• _What you are asked to do_
Will you extract the entries word for word? Images should not appear in the copy.

• _Rows_

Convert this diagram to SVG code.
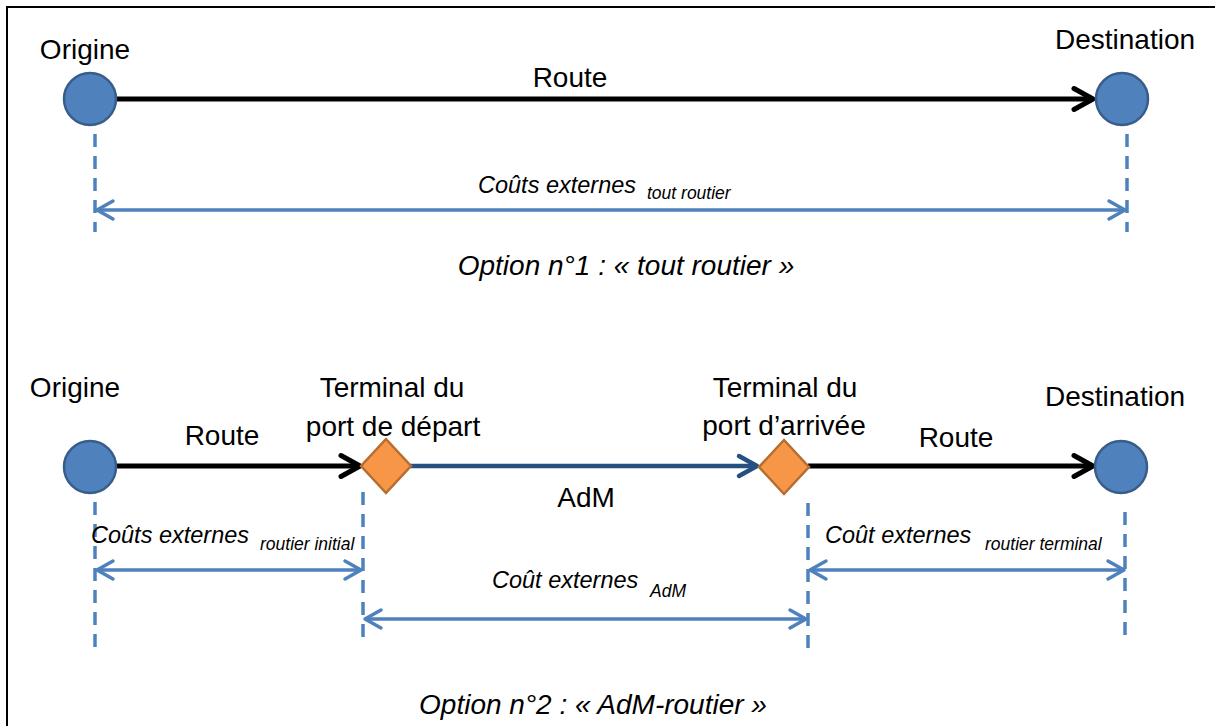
<svg xmlns="http://www.w3.org/2000/svg" width="1215" height="726" viewBox="0 0 1215 726">
<style>
.lbl{font-family:"Liberation Sans",Arial,sans-serif;font-size:28px;fill:#000;text-anchor:middle}
.cost{font-family:"Liberation Sans",Arial,sans-serif;font-size:23.5px;font-style:italic;fill:#000}
.sub{font-size:17.5px}
.opt{font-family:"Liberation Sans",Arial,sans-serif;font-size:28px;font-style:italic;fill:#000;text-anchor:middle}
.node{fill:#4F81BD;stroke:#385D8A;stroke-width:2.5}
.term{fill:#F79646;stroke:#B66D31;stroke-width:2.5}
.road{stroke:#000;stroke-width:5;fill:none}
.sea{stroke:#264F82;stroke-width:4.5;fill:none}
.dim{stroke:#4F81BD;stroke-width:3.5;fill:none}
.dash{stroke:#4F81BD;stroke-width:3.5;stroke-dasharray:13 9;fill:none}
</style>
<defs>
<marker id="ab" markerUnits="userSpaceOnUse" viewBox="-22 -13 26 26" markerWidth="26" markerHeight="26" refX="0" refY="0" orient="auto-start-reverse" overflow="visible">
<path d="M-19,-10.5 L0,0 L-19,10.5" fill="none" stroke="#000" stroke-width="5" stroke-linecap="round" stroke-linejoin="round"/>
</marker>
<marker id="an" markerUnits="userSpaceOnUse" viewBox="-22 -13 26 26" markerWidth="26" markerHeight="26" refX="0" refY="0" orient="auto-start-reverse" overflow="visible">
<path d="M-18,-10 L0,0 L-18,10" fill="none" stroke="#264F82" stroke-width="4.5" stroke-linecap="round" stroke-linejoin="round"/>
</marker>
<marker id="aq" markerUnits="userSpaceOnUse" viewBox="-20 -11 22 22" markerWidth="22" markerHeight="22" refX="0" refY="0" orient="auto-start-reverse" overflow="visible">
<path d="M-16,-9 L0,0 L-16,9" fill="none" stroke="#4F81BD" stroke-width="3.5" stroke-linecap="round" stroke-linejoin="round"/>
</marker>
</defs>
<rect x="0" y="0" width="1215" height="726" fill="#fff"/>
<g id="frame" stroke="#000" stroke-width="2" fill="none">
<path d="M7,726 L7,7 L1215,7"/>
</g>
<g id="connectors">
<line class="road" x1="117" y1="99" x2="1093" y2="99" marker-end="url(#ab)"/>
<line class="dash" x1="95" y1="134" x2="95" y2="232"/>
<line class="dash" x1="1127" y1="134" x2="1127" y2="232"/>
<line class="dim" x1="97" y1="210" x2="1125" y2="210" marker-start="url(#aq)" marker-end="url(#aq)"/>
<line class="road" x1="117" y1="466" x2="360" y2="466" marker-end="url(#ab)"/>
<line class="sea" x1="410" y1="466" x2="757" y2="466" marker-end="url(#an)"/>
<line class="road" x1="808" y1="466" x2="1093" y2="466" marker-end="url(#ab)"/>
<line class="dash" x1="95" y1="502" x2="95" y2="650"/>
<line class="dash" x1="363" y1="492" x2="363" y2="645"/>
<line class="dash" x1="808" y1="503" x2="808" y2="650"/>
<line class="dash" x1="1125" y1="512" x2="1125" y2="638"/>
<line class="dim" x1="97" y1="570" x2="361" y2="570" marker-start="url(#aq)" marker-end="url(#aq)"/>
<line class="dim" x1="365" y1="619" x2="806" y2="619" marker-start="url(#aq)" marker-end="url(#aq)"/>
<line class="dim" x1="810" y1="570" x2="1124" y2="570" marker-start="url(#aq)" marker-end="url(#aq)"/>
</g>
<g id="origine1"><circle class="node" cx="90" cy="99" r="26"/><text class="lbl" x="85" y="59">Origine</text></g>
<g id="destination1"><circle class="node" cx="1122" cy="99" r="26"/><text class="lbl" x="1125" y="49">Destination</text></g>
<g id="route1-label"><text class="lbl" x="570" y="87">Route</text></g>
<g id="cost1"><text class="cost" x="478" y="193">Coûts externes</text><text class="cost sub" x="647" y="199">tout routier</text></g>
<g id="option1"><text class="opt" x="626" y="275">Option n°1 : « tout routier »</text></g>
<g id="origine2"><circle class="node" cx="90" cy="467" r="26"/><text class="lbl" x="75" y="397">Origine</text></g>
<g id="route2-label"><text class="lbl" x="222" y="445">Route</text></g>
<g id="terminal-depart"><path class="term" d="M386,439 L411,466 L386,493 L361,466 Z"/><text class="lbl" x="392" y="397">Terminal du</text><text class="lbl" x="393" y="436">port de départ</text></g>
<g id="adm-label"><text class="lbl" x="586" y="507">AdM</text></g>
<g id="terminal-arrivee"><path class="term" d="M784,440 L809,467 L784,494 L759,467 Z"/><text class="lbl" x="785" y="397">Terminal du</text><text class="lbl" x="784" y="435">port d’arrivée</text></g>
<g id="route3-label"><text class="lbl" x="956" y="447">Route</text></g>
<g id="destination2"><circle class="node" cx="1121" cy="467" r="26"/><text class="lbl" x="1115" y="406">Destination</text></g>
<g id="cost2"><text class="cost" x="91" y="543">Coûts externes</text><text class="cost sub" x="260" y="550">routier initial</text></g>
<g id="cost3"><text class="cost" x="492" y="588">Coût externes</text><text class="cost sub" x="650" y="597">AdM</text></g>
<g id="cost4"><text class="cost" x="825" y="543">Coût externes</text><text class="cost sub" x="985" y="550">routier terminal</text></g>
<g id="option2"><text class="opt" x="593" y="714">Option n°2 : « AdM-routier »</text></g>
</svg>
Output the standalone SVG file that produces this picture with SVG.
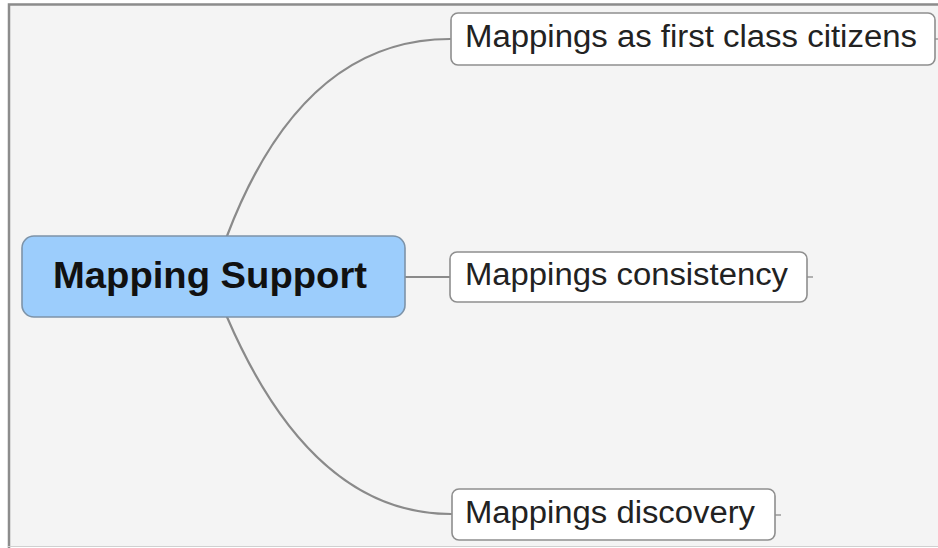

• _Exercise output_
Convert this diagram to SVG code.
<svg xmlns="http://www.w3.org/2000/svg" width="1215" height="726" viewBox="0 0 1215 726">
<style>
.lbl{font-family:"Liberation Sans",Arial,sans-serif;font-size:28px;fill:#000;text-anchor:middle}
.cost{font-family:"Liberation Sans",Arial,sans-serif;font-size:23.5px;font-style:italic;fill:#000}
.sub{font-size:17.5px}
.opt{font-family:"Liberation Sans",Arial,sans-serif;font-size:28px;font-style:italic;fill:#000;text-anchor:middle}
.node{fill:#4F81BD;stroke:#385D8A;stroke-width:2.5}
.term{fill:#F79646;stroke:#B66D31;stroke-width:2.5}
.road{stroke:#000;stroke-width:5;fill:none}
.sea{stroke:#264F82;stroke-width:4.5;fill:none}
.dim{stroke:#4F81BD;stroke-width:3.5;fill:none}
.dash{stroke:#4F81BD;stroke-width:3.5;stroke-dasharray:13 9;fill:none}
</style>
<defs>
<marker id="ab" markerUnits="userSpaceOnUse" viewBox="-22 -13 26 26" markerWidth="26" markerHeight="26" refX="0" refY="0" orient="auto-start-reverse" overflow="visible">
<path d="M-19,-10.5 L0,0 L-19,10.5" fill="none" stroke="#000" stroke-width="5" stroke-linecap="round" stroke-linejoin="round"/>
</marker>
<marker id="an" markerUnits="userSpaceOnUse" viewBox="-22 -13 26 26" markerWidth="26" markerHeight="26" refX="0" refY="0" orient="auto-start-reverse" overflow="visible">
<path d="M-18,-10 L0,0 L-18,10" fill="none" stroke="#264F82" stroke-width="4.5" stroke-linecap="round" stroke-linejoin="round"/>
</marker>
<marker id="aq" markerUnits="userSpaceOnUse" viewBox="-20 -11 22 22" markerWidth="22" markerHeight="22" refX="0" refY="0" orient="auto-start-reverse" overflow="visible">
<path d="M-16,-9 L0,0 L-16,9" fill="none" stroke="#4F81BD" stroke-width="3.5" stroke-linecap="round" stroke-linejoin="round"/>
</marker>
</defs>
<rect x="0" y="0" width="1215" height="726" fill="#fff"/>
<g id="frame" stroke="#000" stroke-width="2" fill="none">
<path d="M7,726 L7,7 L1215,7"/>
</g>
<g id="connectors">
<line class="road" x1="117" y1="99" x2="1093" y2="99" marker-end="url(#ab)"/>
<line class="dash" x1="95" y1="134" x2="95" y2="232"/>
<line class="dash" x1="1127" y1="134" x2="1127" y2="232"/>
<line class="dim" x1="97" y1="210" x2="1125" y2="210" marker-start="url(#aq)" marker-end="url(#aq)"/>
<line class="road" x1="117" y1="466" x2="360" y2="466" marker-end="url(#ab)"/>
<line class="sea" x1="410" y1="466" x2="757" y2="466" marker-end="url(#an)"/>
<line class="road" x1="808" y1="466" x2="1093" y2="466" marker-end="url(#ab)"/>
<line class="dash" x1="95" y1="502" x2="95" y2="650"/>
<line class="dash" x1="363" y1="492" x2="363" y2="645"/>
<line class="dash" x1="808" y1="503" x2="808" y2="650"/>
<line class="dash" x1="1125" y1="512" x2="1125" y2="638"/>
<line class="dim" x1="97" y1="570" x2="361" y2="570" marker-start="url(#aq)" marker-end="url(#aq)"/>
<line class="dim" x1="365" y1="619" x2="806" y2="619" marker-start="url(#aq)" marker-end="url(#aq)"/>
<line class="dim" x1="810" y1="570" x2="1124" y2="570" marker-start="url(#aq)" marker-end="url(#aq)"/>
</g>
<g id="origine1"><circle class="node" cx="90" cy="99" r="26"/><text class="lbl" x="85" y="59">Origine</text></g>
<g id="destination1"><circle class="node" cx="1122" cy="99" r="26"/><text class="lbl" x="1125" y="49">Destination</text></g>
<g id="route1-label"><text class="lbl" x="570" y="87">Route</text></g>
<g id="cost1"><text class="cost" x="478" y="193">Coûts externes</text><text class="cost sub" x="647" y="199">tout routier</text></g>
<g id="option1"><text class="opt" x="626" y="275">Option n°1 : « tout routier »</text></g>
<g id="origine2"><circle class="node" cx="90" cy="467" r="26"/><text class="lbl" x="75" y="397">Origine</text></g>
<g id="route2-label"><text class="lbl" x="222" y="445">Route</text></g>
<g id="terminal-depart"><path class="term" d="M386,439 L411,466 L386,493 L361,466 Z"/><text class="lbl" x="392" y="397">Terminal du</text><text class="lbl" x="393" y="436">port de départ</text></g>
<g id="adm-label"><text class="lbl" x="586" y="507">AdM</text></g>
<g id="terminal-arrivee"><path class="term" d="M784,440 L809,467 L784,494 L759,467 Z"/><text class="lbl" x="785" y="397">Terminal du</text><text class="lbl" x="784" y="435">port d’arrivée</text></g>
<g id="route3-label"><text class="lbl" x="956" y="447">Route</text></g>
<g id="destination2"><circle class="node" cx="1121" cy="467" r="26"/><text class="lbl" x="1115" y="406">Destination</text></g>
<g id="cost2"><text class="cost" x="91" y="543">Coûts externes</text><text class="cost sub" x="260" y="550">routier initial</text></g>
<g id="cost3"><text class="cost" x="492" y="588">Coût externes</text><text class="cost sub" x="650" y="597">AdM</text></g>
<g id="cost4"><text class="cost" x="825" y="543">Coût externes</text><text class="cost sub" x="985" y="550">routier terminal</text></g>
<g id="option2"><text class="opt" x="593" y="714">Option n°2 : « AdM-routier »</text></g>
</svg>
Output the standalone SVG file that produces this picture with SVG.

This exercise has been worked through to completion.